It was the eve of the year 2005. While most of my less-fortunate fellow high school seniors were huddled together, chugging pee-colored beverages in freezing garages of sin, giggling over who was going to “do work” at midnight with whom, I was relaxing with a tall glass of Welch’s best in my Grandfather’s plush 65+ community. My mom had decided to surprise my 90-year-old grandfather in his home on New Years, so we hopped a flight to Old People, Fl., fully prepared to get crunk.
But, after getting lost in the maze of houses whose uniformity rivaled that of Destiny’s Child’s outfits in the ’90s, we arrived at his wire I-plan-to-die-before-I-fix-this-lock door to find that his 1834 Cadillac was missing from the driveway. Yes, my grandfather was rocking out at a party, chugging apple juice in a steamy screened-in-porch of immorality, giggling over who was going to “do the hanky panky” with the assistance of Mr. Purple Pill.
When he finally arrived home, Granddad sat down at the kitchen table of fruit-inspired décor, and announced his presence with the usual release of air from about every orifice of his body. After thus earning our attention, he began:
“When I met your grandmother, she was a small-town sweetheart, and I was a big-city boy from the docks. It was different back then. Her mother thought I was only in it for the sex. I’ll admit, the sex was on my mind … more than it should’ve been, but I loved that woman.”

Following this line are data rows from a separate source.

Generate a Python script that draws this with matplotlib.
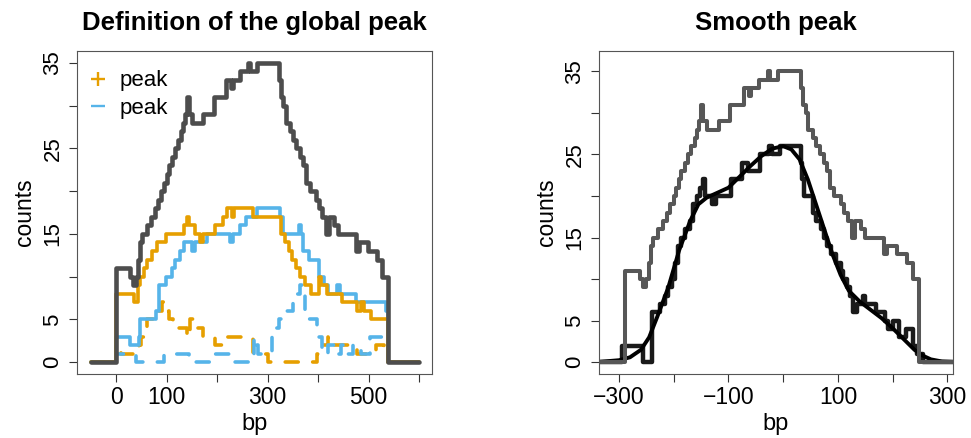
import matplotlib
matplotlib.use('Agg')
import matplotlib.pyplot as plt
from matplotlib.lines import Line2D

plt.rcParams['font.family'] = ['Liberation Sans', 'DejaVu Sans']

ORANGE = '#E69F00'
BLUE = '#56B4E9'
DARK = '#4D4D4D'

# ---- left panel: step breakpoints (bp, counts), drawn as steps-post ----
total_bp = [-50, 0, 28, 33, 40, 44, 48, 52, 62, 70, 78, 84, 90, 95, 100, 104, 110, 116,
            122, 128, 132, 137, 140, 144, 150, 172, 193, 218, 228, 232, 245, 262, 266,
            280, 323, 327, 331, 336, 344, 350, 357, 364, 370, 376, 383, 395, 402, 408,
            412, 415, 422, 432, 440, 475, 480, 498, 516, 527, 539, 600]
total_cnt = [0, 11, 10, 9, 10, 12, 14, 15, 16, 17, 18, 19, 20, 21, 22, 23, 24, 25,
             26, 27, 28, 29, 31, 29, 28, 29, 31, 33, 32, 33, 34, 35, 34,
             35, 33, 31, 30, 28, 27, 26, 25, 24, 23, 21, 20, 19, 18, 17,
             17, 15, 17, 16, 15, 13, 14, 13, 12, 10, 0, 0]

plus_bp = [-50, 0, 35, 43, 48, 55, 62, 72, 82, 98, 135, 141, 145, 156, 166, 172, 195,
           212, 220, 230, 234, 272, 327, 335, 342, 349, 356, 365, 375, 385, 402, 406,
           418, 448, 476, 484, 490, 505, 538, 600]
plus_cnt = [0, 8, 7, 9, 10, 11, 12, 13, 14, 15, 16, 17, 16, 15, 14, 15, 16,
            17, 18, 17, 18, 17, 15, 14, 13, 12, 11, 10, 9, 8, 10, 9,
            8, 7, 6, 7, 6, 5, 0, 0]

minus_bp = [-50, 0, 28, 45, 48, 80, 86, 98, 110, 117, 127, 134, 150, 157, 180, 225,
            232, 246, 258, 280, 325, 330, 363, 367, 370, 382, 402, 411, 420, 437, 443,
            475, 535, 538, 600]
minus_cnt = [0, 3, 2, 3, 5, 6, 9, 10, 11, 12, 13, 14, 13, 14, 15, 14,
             15, 16, 17, 18, 17, 15, 16, 15, 13, 12, 10, 9, 8, 9, 8,
             7, 6, 0, 0]

plus_dash_bp = [-50, 0, 10, 45, 50, 56, 62, 75, 92, 97, 104, 112, 140, 146, 152, 172,
                195, 212, 272, 300, 398, 406, 420, 428, 476, 514, 530, 539, 600]
plus_dash_cnt = [0, 2, 1, 2, 3, 4, 5, 6, 7, 6, 5, 4, 3, 5, 4, 3,
                 2, 3, 1, 0, 1, 2, 3, 2, 1, 2, 1, 0, 0]

minus_dash_bp = [-50, 0, 40, 95, 145, 190, 232, 274, 277, 281, 308, 316, 322, 328, 350,
                 358, 364, 370, 374, 380, 398, 402, 408, 420, 432, 445, 457, 470, 485,
                 503, 530, 539, 600]
minus_dash_cnt = [0, 1, 0, 1, 0, 1, 0, 3, 2, 1, 3, 4, 5, 6, 7,
                  8, 9, 8, 6, 5, 4, 3, 1, 2, 1, 2, 1, 2, 1,
                  3, 2, 0, 0]

# ---- right panel ----
centre_shift = -290   # the global peak re-centred around its summit

shifted_bp = [-400, -294, -256, -240, -225, -216, -210, -204, -198, -192, -186, -180,
              -171, -165, -158, -152, -146, -143, -131, -122, -96, -75, -64, -43, -26,
              -20, -6, 32, 35, 38, 55, 60, 70, 75, 80, 88, 97, 105, 110, 117, 122, 128,
              134, 146, 150, 170, 186, 192, 200, 212, 225, 237, 245, 255, 400]
shifted_cnt = [0, 2, 0, 6, 7, 8, 9, 10, 12, 14, 15, 16,
               17, 19, 20, 21, 22, 20, 19, 20, 22, 24, 23, 25, 26,
               25, 26, 24, 22, 20, 18, 17, 16, 15, 14, 13, 12, 11, 10, 9, 8, 6,
               7, 8, 7, 6, 5, 4, 5, 3, 4, 2, 1, 0, 0]

smooth_bp = [-400, -336, -300, -280, -260, -245, -230, -210, -190, -170, -155, -140,
             -120, -100, -80, -60, -40, -20, 0, 15, 30, 45, 60, 75, 90, 105, 120, 140,
             160, 180, 200, 220, 240, 255, 270, 290, 320, 400]
smooth_cnt = [0, 0.05, 0.25, 0.6, 1.5, 3, 5.5, 9, 13.5, 17, 19, 19.8,
              20.4, 21, 22.3, 23.6, 24.8, 25.7, 26, 25.6, 24.4, 22, 19, 16, 13, 10.5, 8.6, 7.3,
              6.3, 5.3, 4.1, 2.8, 1.5, 0.8, 0.35, 0.1, 0.02, 0]

yticks = [0, 5, 10, 15, 20, 25, 30, 35]
ytick_labels = ['0', '5', '', '15', '', '25', '', '35']
left_xticks = [0, 100, 200, 300, 400, 500, 600]
left_xlabels = ['0', '100', '', '300', '', '500', '']
right_xticks = [-300, -200, -100, 0, 100, 200, 300]
right_xlabels = ['\u2212300', '', '\u2212100', '', '100', '', '300']


def style_axes(ax, xticks, xlabels):
    ax.set_xticks(xticks)
    ax.set_xticklabels(xlabels)
    ax.set_yticks(yticks)
    ax.set_yticklabels(ytick_labels, rotation=90, va='center')
    ax.tick_params(axis='x', length=5.8, width=0.8, pad=3, labelsize=16.5, color='#333333')
    ax.tick_params(axis='y', length=5.8, width=0.8, pad=4, labelsize=16, color='#333333')
    for sp in ax.spines.values():
        sp.set_linewidth(0.8)
        sp.set_color('#555555')
    ax.set_xlabel('bp', fontsize=17)
    ax.xaxis.set_label_coords(0.5, -0.121)
    ax.set_ylabel('counts', fontsize=16.5)
    ax.yaxis.set_label_coords(-0.115, 0.5)


def step(ax, x, y, color, lw, dashed=False):
    kw = dict(drawstyle='steps-post', color=color, linewidth=lw,
              solid_joinstyle='round', solid_capstyle='round')
    if dashed:
        kw.update(linestyle=(0, (3.6, 4.0)), dash_capstyle='round', dash_joinstyle='round')
    ax.plot(x, y, **kw)


fig = plt.figure(figsize=(9.71, 4.38), dpi=100)
ax1 = fig.add_axes([0.0793, 0.1461, 0.3656, 0.7374])
ax2 = fig.add_axes([0.6169, 0.1461, 0.3646, 0.7374])

# --- Panel 1: definition of the global peak ---
step(ax1, plus_dash_bp, plus_dash_cnt, ORANGE, 2.6, dashed=True)
step(ax1, minus_dash_bp, minus_dash_cnt, BLUE, 2.6, dashed=True)
step(ax1, minus_bp, minus_cnt, BLUE, 2.6)
step(ax1, plus_bp, plus_cnt, ORANGE, 2.6)
step(ax1, total_bp, total_cnt, DARK, 3.3)
ax1.set_xlim(-77.2, 625.4)
ax1.set_ylim(-1.37, 36.37)
style_axes(ax1, left_xticks, left_xlabels)
ax1.set_title('Definition of the global peak', fontsize=18.5, fontweight='bold', pad=15)

handles = [Line2D([], [], color=ORANGE, marker='+', linestyle='None', markersize=10, markeredgewidth=1.7),
           Line2D([], [], color=BLUE, marker='_', linestyle='None', markersize=10, markeredgewidth=1.7)]
ax1.legend(handles, ['peak', 'peak'], loc='upper left', bbox_to_anchor=(0.029, 0.94),
           frameon=False, fontsize=16, handlelength=1.0, handletextpad=0.45,
           labelspacing=0.28, borderpad=0, borderaxespad=0)

# --- Panel 2: smooth peak ---
centred_bp = [b + centre_shift for b in total_bp]
step(ax2, shifted_bp, shifted_cnt, '#1A1A1A', 3.2)
ax2.plot(smooth_bp, smooth_cnt, color='black', linewidth=2.8, solid_capstyle='round')
step(ax2, centred_bp, total_cnt, '#575757', 2.9)
ax2.set_xlim(-336.6, 310.4)
ax2.set_ylim(-1.41, 37.44)
style_axes(ax2, right_xticks, right_xlabels)
ax2.set_title('Smooth peak', fontsize=18.5, fontweight='bold', pad=15)

fig.savefig('out.png', dpi=100)
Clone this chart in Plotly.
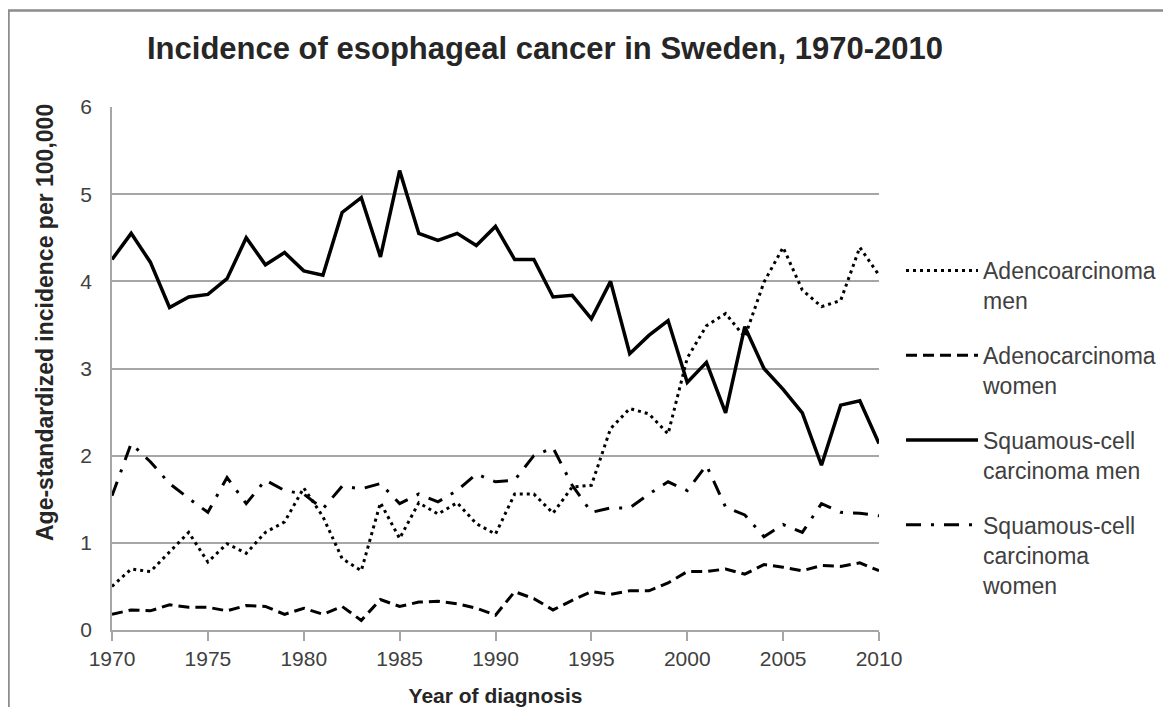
import plotly.graph_objects as go

years = list(range(1970, 2011))

adeno_men = [0.50, 0.70, 0.67, 0.89, 1.12, 0.78, 0.99, 0.88, 1.12, 1.24,
             1.63, 1.30, 0.82, 0.68, 1.46, 1.05, 1.46, 1.33, 1.46, 1.22,
             1.10, 1.56, 1.56, 1.34, 1.64, 1.66, 2.31, 2.54, 2.48, 2.25,
             3.12, 3.49, 3.63, 3.36, 3.99, 4.39, 3.90, 3.71, 3.78, 4.39,
             4.07]

adeno_women = [0.18, 0.23, 0.22, 0.29, 0.26, 0.26, 0.22, 0.28, 0.27, 0.18,
               0.25, 0.18, 0.27, 0.11, 0.35, 0.27, 0.32, 0.33, 0.30, 0.25,
               0.17, 0.44, 0.36, 0.23, 0.34, 0.44, 0.41, 0.45, 0.45, 0.54,
               0.67, 0.67, 0.70, 0.64, 0.75, 0.72, 0.68, 0.74, 0.73, 0.77,
               0.68]

scc_men = [4.25, 4.55, 4.22, 3.70, 3.82, 3.85, 4.03, 4.50, 4.19, 4.33,
           4.12, 4.07, 4.79, 4.96, 4.28, 5.27, 4.55, 4.47, 4.55, 4.41,
           4.63, 4.25, 4.25, 3.82, 3.84, 3.57, 4.00, 3.17, 3.38, 3.55,
           2.84, 3.07, 2.49, 3.48, 3.00, 2.76, 2.49, 1.89, 2.58, 2.63,
           2.14]

scc_women = [1.54, 2.14, 1.93, 1.68, 1.51, 1.35, 1.75, 1.45, 1.72, 1.60,
             1.56, 1.39, 1.65, 1.62, 1.68, 1.45, 1.56, 1.47, 1.60, 1.79,
             1.70, 1.72, 2.00, 2.09, 1.66, 1.35, 1.40, 1.40, 1.56, 1.70,
             1.60, 1.89, 1.41, 1.32, 1.07, 1.21, 1.12, 1.45, 1.35, 1.34,
             1.31]

series_names = ["Adencoarcinoma<br>men", "Adenocarcinoma<br>women",
                "Squamous-cell<br>carcinoma men", "Squamous-cell<br>carcinoma<br>women"]

x_ticks = list(range(1970, 2011, 5))
y_ticks = list(range(0, 7))

FONT = "Liberation Sans, Arial, sans-serif"

fig = go.Figure()
specs = [
    (adeno_men, series_names[0], "3px,4px", 3),
    (adeno_women, series_names[1], "11px,6px", 3),
    (scc_men, series_names[2], "solid", 3.5),
    (scc_women, series_names[3], "15px,10px,3px,10px", 3),
]
for i, (vals, name, dash, w) in enumerate(specs):
    fig.add_trace(go.Scatter(
        x=years, y=vals, name=name, mode="lines",
        line=dict(color="black", width=w, dash=dash),
        legendgroup=f"g{i}",
    ))

# the page body adds an 8px offset; positions below are in figure pixels
W, H = 1155, 699
L, R, T, B = 104, 284, 99, 77
pw, ph = W - L - R, H - T - B

def px_x(p):
    return (p - L) / pw

def px_y(p):
    return (H - B - p) / ph

fig.update_layout(
    width=W, height=H,
    margin=dict(l=L, r=R, t=T, b=B, autoexpand=False),
    paper_bgcolor="white", plot_bgcolor="white",
    font=dict(family=FONT, color="#404040", size=20),
    title=dict(text="<b>Incidence of esophageal cancer in Sweden, 1970-2010</b>",
               x=537 / W, xanchor="center", xref="container",
               y=1 - 40 / H, yanchor="middle", yref="container",
               font=dict(size=31, color="#262626", family=FONT)),
    showlegend=True,
    legend=dict(x=px_x(893), xanchor="left", y=px_y(241), yanchor="top",
                font=dict(size=23, color="#404040", family=FONT),
                itemwidth=72, valign="top", tracegroupgap=22,
                bgcolor="rgba(0,0,0,0)"),
    xaxis=dict(range=[1970, 2010], tickvals=x_ticks,
               ticktext=[str(v) for v in x_ticks],
               showgrid=False, zeroline=False, automargin=False,
               showline=True, linecolor="#a6a6a6", linewidth=1.5,
               ticks="outside", ticklen=9, tickcolor="#a6a6a6", tickwidth=1.5,
               tickfont=dict(size=21, color="#404040"),
               title=dict(text="<b>Year of diagnosis</b>", standoff=20,
                          font=dict(size=21, color="#262626"))),
    yaxis=dict(range=[0, 6], tickvals=y_ticks, automargin=False,
               showgrid=True, gridcolor="#a6a6a6", gridwidth=1.5,
               zeroline=False, showline=True, linecolor="#a6a6a6", linewidth=1.5,
               ticks="", ticklabelstandoff=14,
               tickfont=dict(size=21, color="#404040")),
    annotations=[dict(text="<b>Age-standardized incidence per 100,000</b>",
                      xref="paper", yref="paper", x=px_x(37), y=px_y(315),
                      xanchor="center", yanchor="middle", textangle=-90,
                      showarrow=False, font=dict(size=23, color="#262626"))],
    shapes=[dict(type="rect", xref="paper", yref="paper",
                 x0=px_x(0.5), x1=px_x(1200), y0=px_y(740), y1=px_y(2.5),
                 line=dict(color="#8c8c8c", width=2.5), fillcolor="rgba(0,0,0,0)",
                 layer="below")],
)

fig.write_html("out.html")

The word “sex” launched a wave of movement through the room; my mother’s face contorted in the mix of horror and confusion that accompanies the sudden appreciation of Nicole Richie’s head-to-body size ratio. My brother abruptly announced that he had to pee and sprinted to the bathroom. Emotional tears streamed down Granddad’s cheeks as he explained the ins and outs of his three month post-wedding “dry period,” and my red-faced father excused himself to check on my brother, my stunned mom in tow.
My family had abandoned me for the comforts of the 10-square-foot bathroom. At first, I felt a little like Jack. “No, it’s alright Rose; YOU take this floating piece of driftwood. No, really, the water’s fine. It reminds me of my days as water polo captain back at my private school in Ireland.”
To this day, this remains the only intra-family “sex talk” I’ve received. I’m convinced that if Grandaddy hadn’t graced us with tales of sexual frustration and conquest, my Irish-Catholic ultra-conservative family would still be under the silent consensus that Jesus Himself threw babies down from Heaven to happily married couples of the “boy/girl” kind, like holy little pigskins of joy.
As my mother recently explained to me via AIM, the lesson of his speech was to “not reproduce like little bunny rabbits.” However, as I watched my Grandfather passionately mortify my family with his defiance of every single guideline of propriety, the only message I retained was that I thoroughly enjoyed every uncomfortable minute of it. I excitedly rolled around in the tension-filled air as if it were a large vat of tapioca (don’t lie, you’re curious).
Moral of the story: While I laughed with Granddad about how his five kids were proof of his mad game, my brother found himself locked in a small bathroom with our parents and the forced recognition that everyone knows that Jesus isn’t QBing babies.
So, as an aficionado of all that is awkward, I find myself at home at C.U., where raw talent always outstrips social skills, where once ugly ducklings become swans mainly by the theory of relativity and where everyone’s in the same boat. The auspicious halls of Cornell are overflowing with those whose excessive talent and unusual extracurriculars might not have been appreciated in high school, and we guard our mildly dorky pasts with the same ferocity with which we once guarded the goal for our soccer team, Peanut the Elephant for our Beanie Baby collection, the trophy for our Dance Dance Revolution tournament and whatever else absurd hobby made our college essays Ivy-worthy.
In a desperate attempt to avoid uncomfortable situations that our thespian troupes failed to teach us to handle, we often do a proverbial “spin move” around the initial thorny confrontation, only to find ourselves face-to-face with a proverbial “6’3 chubby Pokemon collector with acne and a thorough understanding of Elvish.” Simply put, by trying to avoid and/or ignore the hilarity of awkward situations (namely, sex-ed with Granddaddy), we force ourselves into increasingly genuinely uncomfortable ones (namely, locked in a small bathroom with my parents, a cross and air made thick by strawberry candles and the newly confronted reality of fornication).
So maybe we can stop sneaking out before dawn, and maybe even stick around for breakfast. That way, you won’t have to partake in the typical reverse-staring contest at Trillium (goal: avoid eye contact longer than your partner). Instead of attempting to DIY your clogged toilet before your roomies find the evidence, take ownership of your fiber-rich diet. That way you can avoid the Oregon Trail river crossing (dodge the logs. Yes. I went there). Instead of coming up with some lie about why you had to return a photocopied version of that borrowed worksheet, admit you peed on the original, along with a backpack’s worth of papers. That way, I will find you fascinating.
So relax, and take on the inevitable social catastrophe armed with a sense of humor and a strong handle on your gag reflex.